Representatives from the Organization of MISO States and CGA appeared before the RTO’s Board of Directors in mid-September to warn about the increasing trend of otherwise economically viable renewable projects exiting the queue because of prohibitively expensive network upgrades. (See MISO Readies MTEP 19, Debates Futures Change.)

MISO has promised to evaluate special, targeted economic planning studies in its 2020 Transmission Expansion Plan (MTEP 20), while postponing a futures overhaul until the 2021 cycle. (See MISO Halts Futures Work for 2020, Plans 2021 Rebuild.) During the PAC meeting, MISO project manager Sandy Boegeman asked stakeholders for suggestions on the targeted studies.

Several members have said the RTO cannot afford to wait another year before recasting its future scenarios. MISO will essentially snub transmission projects designed to help facilitate the renewables growth indicated by the interconnection queue, creating a self-fulfilling prophecy, they say.

The accelerated fleet change future should now be considered MISO’s base case future scenario, while the three other futures are “not at all representative of what we might expect,” McIntire said Wednesday. She called for a “better alignment” between planning assumptions and queued generation projects.

McIntire said the Helena-to-Hampton Corners second circuit project should be included in MTEP 19 as a market efficiency project, a contention her organization already put before the board. (See MISO Readies MTEP 19, Debates Futures Change.) The $36.1 million, 345-kV project, originally identified in this year’s Market Congestion Planning Study, was set to solve congestion in southern Minnesota at a 4.22:1 benefit-to-cost ratio, but MISO said the project quickly lost value once forecasted wind generation was removed from the equation.

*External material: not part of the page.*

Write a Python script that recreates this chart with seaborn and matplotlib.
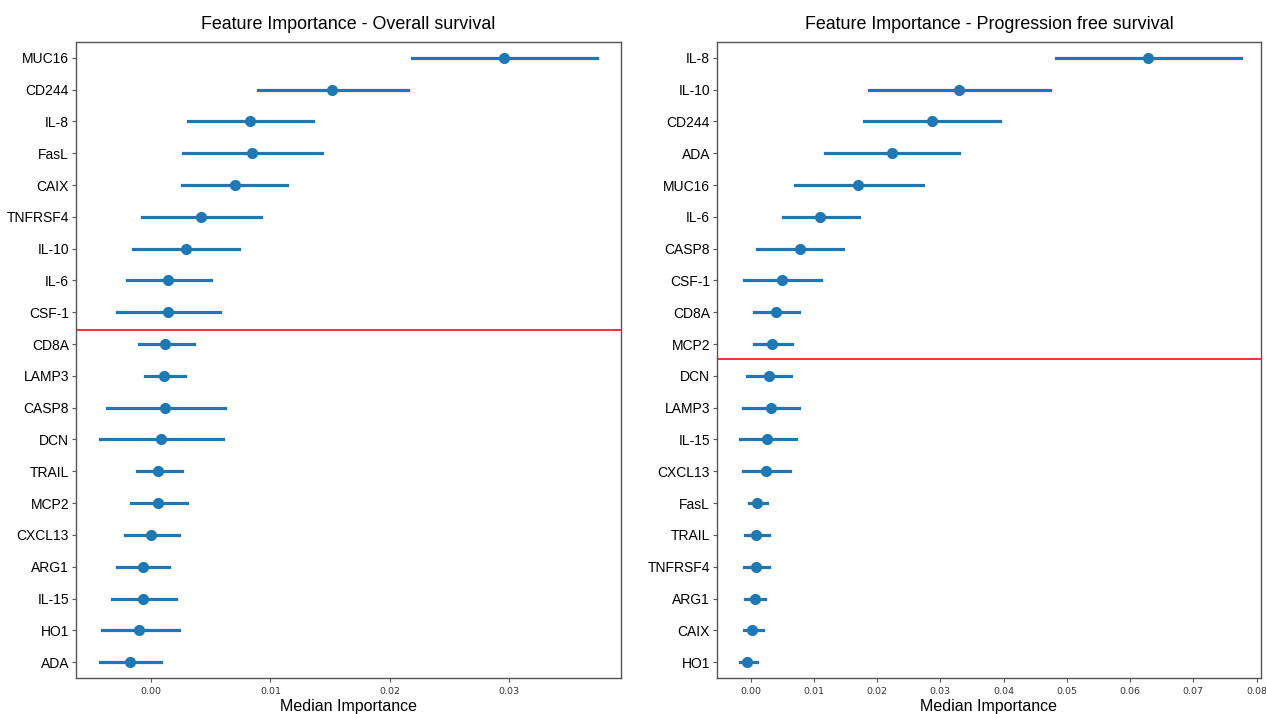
import pandas as pd
import seaborn as sns
import matplotlib.pyplot as plt

# Overall survival: median importance with lower / upper interval
os_features = ["MUC16", "CD244", "IL-8", "FasL", "CAIX", "TNFRSF4", "IL-10", "IL-6", "CSF-1",
               "CD8A", "LAMP3", "CASP8", "DCN", "TRAIL", "MCP2", "CXCL13", "ARG1", "IL-15", "HO1", "ADA"]
os_median = [0.0296, 0.0152, 0.0083, 0.0085, 0.0070, 0.0042, 0.0029, 0.0014, 0.0014,
             0.0012, 0.0011, 0.0012, 0.0008, 0.0006, 0.0006, 0.0000, -0.0007, -0.0007, -0.0010, -0.0018]
os_low = [0.0219, 0.0090, 0.0031, 0.0027, 0.0026, -0.0008, -0.0015, -0.0020, -0.0029,
          -0.0010, -0.0005, -0.0037, -0.0043, -0.0012, -0.0017, -0.0022, -0.0029, -0.0033, -0.0041, -0.0043]
os_high = [0.0374, 0.0215, 0.0136, 0.0143, 0.0114, 0.0092, 0.0074, 0.0050, 0.0058,
           0.0036, 0.0028, 0.0062, 0.0060, 0.0026, 0.0030, 0.0023, 0.0015, 0.0021, 0.0023, 0.0008]

# Progression free survival
pfs_features = ["IL-8", "IL-10", "CD244", "ADA", "MUC16", "IL-6", "CASP8", "CSF-1", "CD8A", "MCP2",
                "DCN", "LAMP3", "IL-15", "CXCL13", "FasL", "TRAIL", "TNFRSF4", "ARG1", "CAIX", "HO1"]
pfs_median = [0.0628, 0.0329, 0.0287, 0.0223, 0.0170, 0.0110, 0.0078, 0.0050, 0.0040, 0.0034,
              0.0029, 0.0032, 0.0026, 0.0025, 0.0011, 0.0009, 0.0009, 0.0007, 0.0003, -0.0005]
pfs_low = [0.0483, 0.0187, 0.0179, 0.0118, 0.0071, 0.0051, 0.0011, -0.0010, 0.0006, 0.0006,
           -0.0005, -0.0012, -0.0017, -0.0012, -0.0003, -0.0008, -0.0010, -0.0008, -0.0011, -0.0017]
pfs_high = [0.0775, 0.0474, 0.0395, 0.0330, 0.0272, 0.0171, 0.0146, 0.0112, 0.0076, 0.0066,
            0.0064, 0.0077, 0.0072, 0.0063, 0.0026, 0.0029, 0.0029, 0.0023, 0.0019, 0.0010]


def to_long(features, low, med, high):
    rows = []
    for f, lo, m, hi in zip(features, low, med, high):
        for v in (lo, m, hi):
            rows.append({"feature": f, "importance": v})
    return pd.DataFrame(rows)


plt.rcParams['font.family'] = ['Liberation Sans', 'DejaVu Sans']

fig = plt.figure(figsize=(12.66, 7.14), dpi=100)
ax1 = fig.add_axes([76 / 1266, 36 / 714, 545 / 1266, 636 / 714])
ax2 = fig.add_axes([717 / 1266, 36 / 714, 544 / 1266, 636 / 714])

panels = [
    (ax1, to_long(os_features, os_low, os_median, os_high), os_features,
     "Feature Importance - Overall survival", 8.57, (-0.0063, 0.0394)),
    (ax2, to_long(pfs_features, pfs_low, pfs_median, pfs_high), pfs_features,
     "Feature Importance - Progression free survival", 9.46, (-0.0053, 0.0807)),
]

for ax, df, order, title, cut, xlim in panels:
    sns.pointplot(
        data=df, x="importance", y="feature", order=order, orient="h",
        estimator="median", errorbar=lambda v: (v.min(), v.max()),
        color="#1f77b4", linestyle="none", markers="o", markersize=6,
        err_kws={"linewidth": 2.3}, ax=ax
    )
    ax.axhline(cut, color="#e8261c", linewidth=1.3)
    ax.set_xlim(*xlim)
    ax.set_ylim(len(order) - 0.5, -0.5)
    ax.set_title(title, fontsize=12.9, pad=9)
    ax.set_xlabel("Median Importance", fontsize=11.5, labelpad=2)
    ax.set_ylabel("")
    ax.tick_params(axis="y", labelsize=10, length=3, pad=2, color="#555555")
    ax.tick_params(axis="x", labelsize=6.8, length=3, color="#555555", labelcolor="#333333")
    for lab in ax.get_xticklabels():
        lab.set_fontfamily("DejaVu Sans")
    for s in ax.spines.values():
        s.set_color("#555555")
        s.set_linewidth(1.0)

fig.savefig("out.png", dpi=100)
plt.close()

McIntire said there was “not a very robust stakeholder process” around testing of the project, which should have been subject to more vetting and a PAC review.

MISO
MISO historical fuel mix and current futures | MISO

She also said network upgrades borne by new generators in the queue “provide benefits well beyond simply interconnecting generators.” She pointed out that the February 2017 definitive planning phase studies showed that the batch of projects needed more than $1.3 billion in upgrades, an average of $1.5 million per megawatt of new generation.

“It is not efficient or cost-effective for MISO to plan the system one interconnection queue at a time,” said McIntire, who issued the first call for a task team to examine network upgrades and transmission planning. She said MISO should also consider creating a new transmission project category that allows for cost sharing between generators and load.

At a special workshop on MTEP futures Thursday, MISO Planning Manager Tony Hunziker said the RTO is developing a strawman proposal on new futures development for stakeholder review at an Oct. 17 workshop.

Hunziker agreed that industry projections are already “outpacing” even MISO’s accelerated fleet change future, which predicts wind and solar will account for 29% of capacity by 2033. He said there are signs that wind and solar generation will make up more than 30% of the generation mix by that time.

CGA’s Sean Brady noted that some MISO states are targeting a 40 to 50% renewables mix by the mid-2030s.

Veriquest Group’s David Harlan said MISO’s reliance on planning for new generation based on a reliability-focused planning reserve margin might now be “too narrow” to use in transmission planning. He said MISO should consider that the future generation portfolio will have ramping, reactive power and voltage support needs among others.

Hunziker said MISO could move to a “dynamic” — instead of static — planning reserve margin for transmission planning. Though still undefined by the RTO, a dynamic planning reserve margin could change in out-years based on forecasts. Currently, MISO’s futures ensure its planning reserve margin is met.

Some stakeholders have also suggested MISO create a member survey to better capture its members’ carbon-reduction goals and resource additions and retirements.

MISO is also asking whether it should split its footprint into subsections for planning studies or allow for different input assumptions at the local resource zone level, state level, or the MISO Midwest and South regions. Hunziker said subregional futures would require significantly more work.